When I worked in the library, I had a locker specifically just to put my phone in. And I never connected to the library wifi. I just never got the password for it. When you’re writing, it’s so easy to tap out when you’re stuck. It’s so easy to reach for your phone. And my teacher, Nathan Englander used to say, “It’s the 27th second that the thought crystallizes or that the image becomes clear. And so you have to wait through one through 26 to get to 27”. Obviously, that’s a symbolic number. But if when you get to 23, you’re stuck and you’re just like, oh, fuck it, and you pick up your phone, you go back down to zero.
You have to be able to sit through the discomfort. And it’s really, really hard.
Yeah. And I do feel like, especially with writing, it’s nice that social media can help you build connections and maybe help publish and promote your writing. But also, you have to take a step back and put your phone in a drawer and be without it. And it’s almost essential for writers to be without it—especially as it becomes more incorporated in our society.
What advice would you give writers today?
Two pieces of advice I was given that were really helpful is my teacher, Rick Moody, said, “Don’t be afraid to entertain.” And I think sometimes with literary fiction, there’s almost a fear of being dramatic or cliched, but actually, you do have to entertain your reader.

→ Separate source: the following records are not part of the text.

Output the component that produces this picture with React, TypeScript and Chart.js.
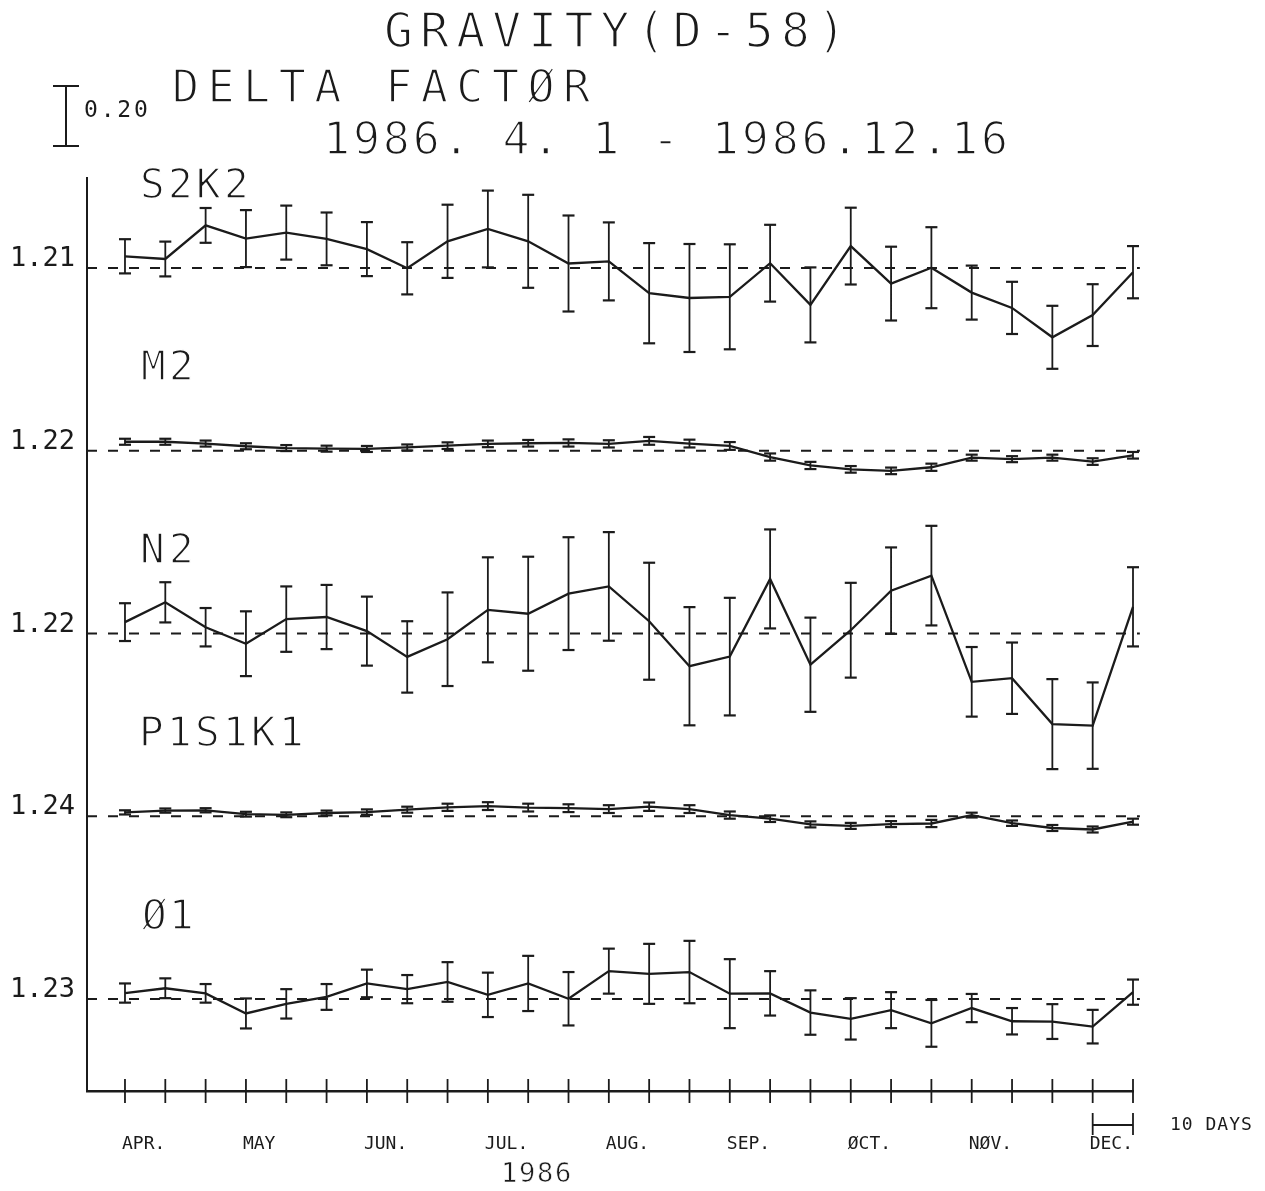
import { useEffect, useRef } from 'react';
import { Chart, registerables } from 'chart.js';

Chart.register(...registerables);

// ---------- data ----------
const X_STEPS = [0, 1, 2, 3, 4, 5, 6, 7, 8, 9, 10, 11, 12, 13, 14, 15, 16, 17, 18, 19, 20, 21, 22, 23, 24, 25];
const MONTH_STEPS = [0, 3, 6, 9, 12, 15, 18, 21, 24];
const MONTH_LABELS = ['APR.', 'MAY', 'JUN.', 'JUL.', 'AUG.', 'SEP.', 'ØCT.', 'NØV.', 'DEC.'];

const PANEL_NAMES = ['S2K2', 'M2', 'N2', 'P1S1K1', 'Ø1'];
const REF_VALUES = [1.21, 1.22, 1.22, 1.24, 1.23];
const REF_LABELS = ['1.21', '1.22', '1.22', '1.24', '1.23'];

const S2K2_VALUES = [1.249, 1.240, 1.352, 1.308, 1.328, 1.307, 1.273, 1.209, 1.299, 1.340, 1.299, 1.225, 1.232, 1.126, 1.110, 1.114, 1.226, 1.087, 1.283, 1.158, 1.211, 1.128, 1.077, 0.979, 1.053, 1.196];
const S2K2_ERRORS = [0.057, 0.058, 0.058, 0.095, 0.090, 0.088, 0.090, 0.087, 0.122, 0.128, 0.155, 0.160, 0.130, 0.167, 0.180, 0.175, 0.128, 0.125, 0.128, 0.123, 0.135, 0.090, 0.087, 0.105, 0.103, 0.087];

const M2_VALUES = [1.250, 1.250, 1.244, 1.235, 1.229, 1.227, 1.226, 1.231, 1.237, 1.243, 1.245, 1.246, 1.243, 1.253, 1.244, 1.236, 1.199, 1.171, 1.158, 1.153, 1.165, 1.197, 1.192, 1.197, 1.184, 1.205];
const M2_ERRORS = [0.010, 0.010, 0.010, 0.010, 0.010, 0.010, 0.010, 0.010, 0.011, 0.011, 0.011, 0.012, 0.012, 0.013, 0.013, 0.013, 0.012, 0.012, 0.011, 0.011, 0.012, 0.010, 0.010, 0.010, 0.011, 0.011];

const N2_VALUES = [1.258, 1.324, 1.241, 1.186, 1.268, 1.275, 1.228, 1.142, 1.201, 1.299, 1.286, 1.353, 1.377, 1.261, 1.111, 1.143, 1.402, 1.116, 1.231, 1.363, 1.413, 1.059, 1.071, 0.918, 0.913, 1.309];
const N2_ERRORS = [0.063, 0.067, 0.064, 0.108, 0.109, 0.107, 0.115, 0.119, 0.156, 0.175, 0.190, 0.188, 0.181, 0.195, 0.197, 0.196, 0.165, 0.157, 0.158, 0.144, 0.166, 0.116, 0.119, 0.150, 0.144, 0.132];

const P1S1K1_VALUES = [1.253, 1.259, 1.260, 1.247, 1.245, 1.251, 1.254, 1.262, 1.270, 1.274, 1.269, 1.267, 1.264, 1.272, 1.264, 1.244, 1.232, 1.213, 1.208, 1.214, 1.216, 1.244, 1.217, 1.201, 1.196, 1.222];
const P1S1K1_ERRORS = [0.007, 0.007, 0.007, 0.008, 0.008, 0.008, 0.009, 0.010, 0.012, 0.013, 0.013, 0.013, 0.013, 0.014, 0.013, 0.012, 0.011, 0.010, 0.010, 0.010, 0.012, 0.008, 0.009, 0.010, 0.010, 0.010];

const O1_VALUES = [1.250, 1.266, 1.249, 1.182, 1.214, 1.237, 1.282, 1.263, 1.287, 1.244, 1.282, 1.231, 1.323, 1.314, 1.320, 1.248, 1.249, 1.185, 1.164, 1.193, 1.149, 1.200, 1.156, 1.155, 1.138, 1.253];
const O1_ERRORS = [0.032, 0.033, 0.031, 0.050, 0.049, 0.043, 0.046, 0.047, 0.066, 0.074, 0.092, 0.089, 0.075, 0.100, 0.104, 0.115, 0.074, 0.074, 0.069, 0.060, 0.078, 0.047, 0.044, 0.058, 0.056, 0.042];

const SERIES = [
  { values: S2K2_VALUES, errors: S2K2_ERRORS },
  { values: M2_VALUES, errors: M2_ERRORS },
  { values: N2_VALUES, errors: N2_ERRORS },
  { values: P1S1K1_VALUES, errors: P1S1K1_ERRORS },
  { values: O1_VALUES, errors: O1_ERRORS },
];

const SCALE_BAR = 0.2;
const SCALE_BAR_LABEL = '0.20';
const TITLE_1 = 'GRAVITY(D-58)';
const TITLE_2 = 'DELTA FACTØR';
const TITLE_3 = '1986. 4. 1 - 1986.12.16';
const YEAR_LABEL = '1986';
const STEP_LABEL = '10 DAYS';

// ---------- layout ----------
const W = 1265;
const H = 1191;
const PANEL_GAP = 0.6092;
const Y_MAX = 0.3;
const Y_MIN = -2.7433;
const X_MIN = -0.942;
const X_MAX = 25;
const DASH_END = 25.17;
const INK = '#1b1b1b';
const MONO = '"DejaVu Sans Mono", "Liberation Mono", monospace';

function fitText(
  ctx: CanvasRenderingContext2D,
  text: string,
  inkLeft: number,
  baseline: number,
  size: number,
  inkWidth: number,
  erode: number
) {
  ctx.font = `${size}px ${MONO}`;
  (ctx as any).letterSpacing = '0px';
  const m = ctx.measureText(text);
  const w0 = m.actualBoundingBoxLeft + m.actualBoundingBoxRight;
  const s = text.length > 1 ? (inkWidth - w0) / (text.length - 1) : 0;
  (ctx as any).letterSpacing = `${s}px`;
  const x = inkLeft + m.actualBoundingBoxLeft;
  ctx.fillStyle = INK;
  ctx.fillText(text, x, baseline);
  if (erode > 0) {
    ctx.strokeStyle = '#ffffff';
    ctx.lineWidth = erode;
    ctx.lineJoin = 'round';
    ctx.strokeText(text, x, baseline);
  }
  (ctx as any).letterSpacing = '0px';
}

function seg(ctx: CanvasRenderingContext2D, x1: number, y1: number, x2: number, y2: number) {
  ctx.beginPath();
  ctx.moveTo(x1, y1);
  ctx.lineTo(x2, y2);
  ctx.stroke();
}

const decorPlugin = {
  id: 'decor',
  afterDraw(chart: any) {
    const { ctx, chartArea, scales } = chart;
    const xs = scales.x;
    const ys = scales.y;
    ctx.save();
    ctx.strokeStyle = INK;
    ctx.lineCap = 'butt';

    // x tick marks crossing the axis
    const ay = chartArea.bottom;
    ctx.lineWidth = 1.8;
    X_STEPS.forEach((i) => {
      const px = xs.getPixelForValue(i);
      seg(ctx, px, ay - 12, px, ay + 12);
    });

    // 10-day bracket
    const p0 = xs.getPixelForValue(24);
    const p1 = xs.getPixelForValue(25);
    ctx.strokeStyle = INK;
    ctx.lineWidth = 1.8;
    seg(ctx, p0, ay + 22, p0, ay + 44);
    seg(ctx, p1, ay + 22, p1, ay + 44);
    ctx.lineWidth = 2.2;
    seg(ctx, p0, ay + 34, p1, ay + 34);
    fitText(ctx, STEP_LABEL, 1172, ay + 39, 18, 79, 0);

    // scale bar (0.20)
    const barLen = ys.getPixelForValue(0) - ys.getPixelForValue(SCALE_BAR);
    const bx = 66;
    const bt = 86;
    ctx.strokeStyle = INK;
    ctx.lineWidth = 2;
    seg(ctx, bx, bt, bx, bt + barLen);
    seg(ctx, bx - 13, bt, bx + 13, bt);
    seg(ctx, bx - 13, bt + barLen, bx + 13, bt + barLen);
    fitText(ctx, SCALE_BAR_LABEL, 85, 117, 23, 62, 0);

    // titles
    fitText(ctx, TITLE_1, 386, 47, 48, 450, 1.6);
    fitText(ctx, TITLE_2, 175, 102, 45, 416, 1.6);
    fitText(ctx, TITLE_3, 328, 154, 45, 678, 1.6);

    // panel names
    PANEL_NAMES.forEach((name, k) => {
      const by = ys.getPixelForValue(-k * PANEL_GAP) - 70.5;
      fitText(ctx, name, 142, by, 41, name.length * 27.5 - 6, 1.4);
    });

    // year
    fitText(ctx, YEAR_LABEL, 504, 1182, 27, 66, 0.6);

    ctx.restore();
  },
};

export default function App() {
  const ref = useRef<HTMLCanvasElement>(null);

  useEffect(() => {
    const canvas = ref.current;
    if (!canvas) return;
    const bases = REF_VALUES.map((_, k) => -k * PANEL_GAP);
    const datasets: any[] = [];

    SERIES.forEach((s, k) => {
      const b = bases[k];
      const r = REF_VALUES[k];
      datasets.push({
        label: `${PANEL_NAMES[k]} ref`,
        data: [
          { x: X_MIN, y: b },
          { x: DASH_END, y: b },
        ],
        borderColor: INK,
        borderWidth: 2,
        borderDash: [10, 11],
        pointRadius: 0,
        clip: false,
        order: 3,
      });
      const eb: any[] = [];
      s.values.forEach((v, i) => {
        eb.push({ x: X_STEPS[i], y: b + v - r - s.errors[i] });
        eb.push({ x: X_STEPS[i], y: b + v - r + s.errors[i] });
        eb.push({ x: X_STEPS[i], y: null });
      });
      datasets.push({
        label: `${PANEL_NAMES[k]} error`,
        data: eb,
        borderColor: INK,
        borderWidth: 1.8,
        pointStyle: 'line',
        pointRadius: 6,
        pointBorderWidth: 2.2,
        pointBorderColor: INK,
        spanGaps: false,
        clip: false,
        order: 2,
      });
      datasets.push({
        label: PANEL_NAMES[k],
        data: s.values.map((v, i) => ({ x: X_STEPS[i], y: b + v - r })),
        borderColor: INK,
        borderWidth: 2.3,
        pointRadius: 0,
        tension: 0,
        clip: false,
        order: 1,
      });
    });

    const chart = new Chart(canvas, {
      type: 'line',
      data: { datasets },
      options: {
        animation: false,
        responsive: false,
        events: [],
        layout: { padding: { top: 178, right: W - 1133, left: 0, bottom: 0 } },
        plugins: {
          legend: { display: false },
          tooltip: { enabled: false },
          title: { display: false },
        },
        scales: {
          x: {
            type: 'linear',
            min: X_MIN,
            max: X_MAX,
            afterFit: (s: any) => {
              s.height = 100;
            },
            afterBuildTicks: (s: any) => {
              s.ticks = MONTH_STEPS.map((v) => ({ value: v }));
            },
            ticks: {
              callback: (_v: any, i: number) => MONTH_LABELS[i],
              align: 'start',
              padding: 43,
              labelOffset: -3,
              autoSkip: false,
              maxRotation: 0,
              color: INK,
              font: { family: MONO, size: 18 },
            },
            grid: { display: false, drawTicks: false },
            border: { display: true, color: INK, width: 2.6 },
          },
          y: {
            type: 'linear',
            min: Y_MIN,
            max: Y_MAX,
            afterFit: (s: any) => {
              s.width = 87;
            },
            afterBuildTicks: (s: any) => {
              s.ticks = bases.map((v) => ({ value: v }));
            },
            ticks: {
              callback: (_v: any, i: number) => REF_LABELS[i],
              padding: 12,
              labelOffset: -9,
              autoSkip: false,
              color: INK,
              font: { family: MONO, size: 27 },
            },
            grid: { display: false, drawTicks: false },
            border: { display: true, color: INK, width: 2 },
          },
        },
      } as any,
      plugins: [decorPlugin],
    });

    return () => {
      chart.destroy();
    };
  }, []);

  return (
    <div style={{ position: 'absolute', left: 0, top: 0, width: W, height: H, background: '#ffffff' }}>
      <canvas ref={ref} width={W} height={H} style={{ width: W, height: H, display: 'block' }} />
    </div>
  );
}
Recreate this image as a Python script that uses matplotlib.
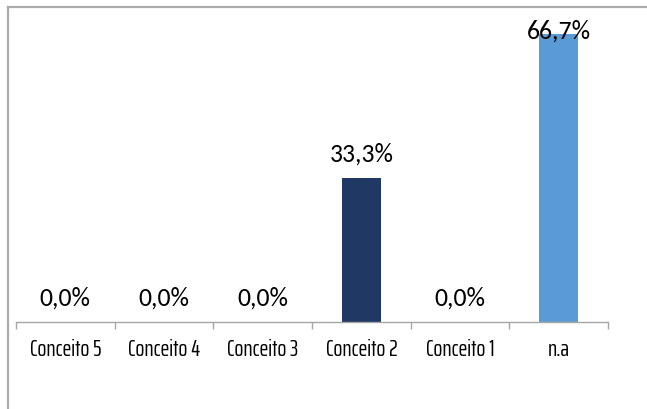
import matplotlib
matplotlib.use('Agg')
import matplotlib.pyplot as plt
from matplotlib.lines import Line2D
import numpy as np

# Datos del gráfico
categorias = ['Conceito 5', 'Conceito 4', 'Conceito 3', 'Conceito 2', 'Conceito 1', 'n.a']
valores = [0.0, 0.0, 0.0, 33.3, 0.0, 66.7]
colores = ['#203864', '#203864', '#203864', '#203864', '#203864', '#5B9BD5']

fuente_valores = ['Carlito', 'Lato', 'DejaVu Sans']
fuente_ejes = ['Saira ExtraCondensed', 'DejaVu Sans']

fig = plt.figure(figsize=(6.47, 4.09), dpi=100)
ax = fig.add_axes([16 / 647, 87 / 409, 592 / 647, 302 / 409])

x = np.arange(len(categorias))
ax.bar(x, valores, width=0.4, color=colores, zorder=2)

ax.set_xlim(-0.5, len(categorias) - 0.5)
ax.set_ylim(0, 70)

# etiquetas de valor (la más alta queda dentro del área, como en Excel)
for xi, v in zip(x, valores):
    texto = f'{v:.1f}%'.replace('.', ',')
    desplazamiento = -2.9 if v == max(valores) else 11.8
    ax.annotate(texto, (xi, v), xytext=(0, desplazamiento), textcoords='offset points',
                ha='center', va='baseline', fontsize=18.5, family=fuente_valores,
                color='#000000', zorder=3)

# ejes
for s in ['top', 'right', 'left']:
    ax.spines[s].set_visible(False)
ax.spines['bottom'].set_color('#A6A6A6')
ax.spines['bottom'].set_linewidth(1.0)
ax.set_yticks([])

ax.set_xticks(np.arange(len(categorias) + 1) - 0.5)
ax.set_xticklabels([])
ax.tick_params(axis='x', which='major', direction='out', length=5, width=1, color='#A6A6A6')
ax.set_xticks(x, minor=True)
ax.set_xticklabels(categorias, minor=True, fontsize=17, family=fuente_ejes, color='#000000')
ax.tick_params(axis='x', which='minor', length=0, pad=12)

# borde del gráfico
fig.add_artist(Line2D([8 / 647, 1], [1 - 7 / 409, 1 - 7 / 409], transform=fig.transFigure,
                      color='#ABABAB', lw=1.6))
fig.add_artist(Line2D([8 / 647, 8 / 647], [0, 1 - 7 / 409], transform=fig.transFigure,
                      color='#ABABAB', lw=1.6))

fig.savefig('out.png', dpi=100)
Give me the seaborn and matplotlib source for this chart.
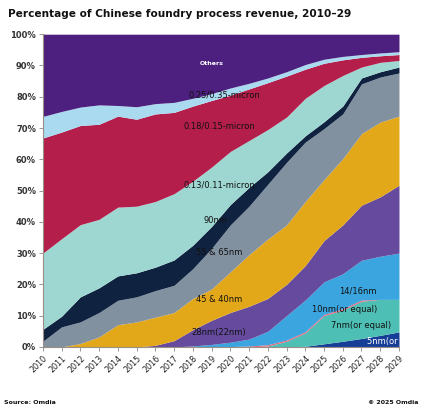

So I put that on a post-it note above my desk. You’re competing with television, podcasts, just social media. It’s hard to break through. Are you writing something that really engages and grabs someone and makes them want to read on? Which doesn’t mean that everything has to be like wham, bam, fireworks, but sometimes I would notice that my attention would drift in my own work and I was like, “Oh, it’s fine. It’s fine. They’ll keep reading.” They won’t. So that’s something I’ve learned.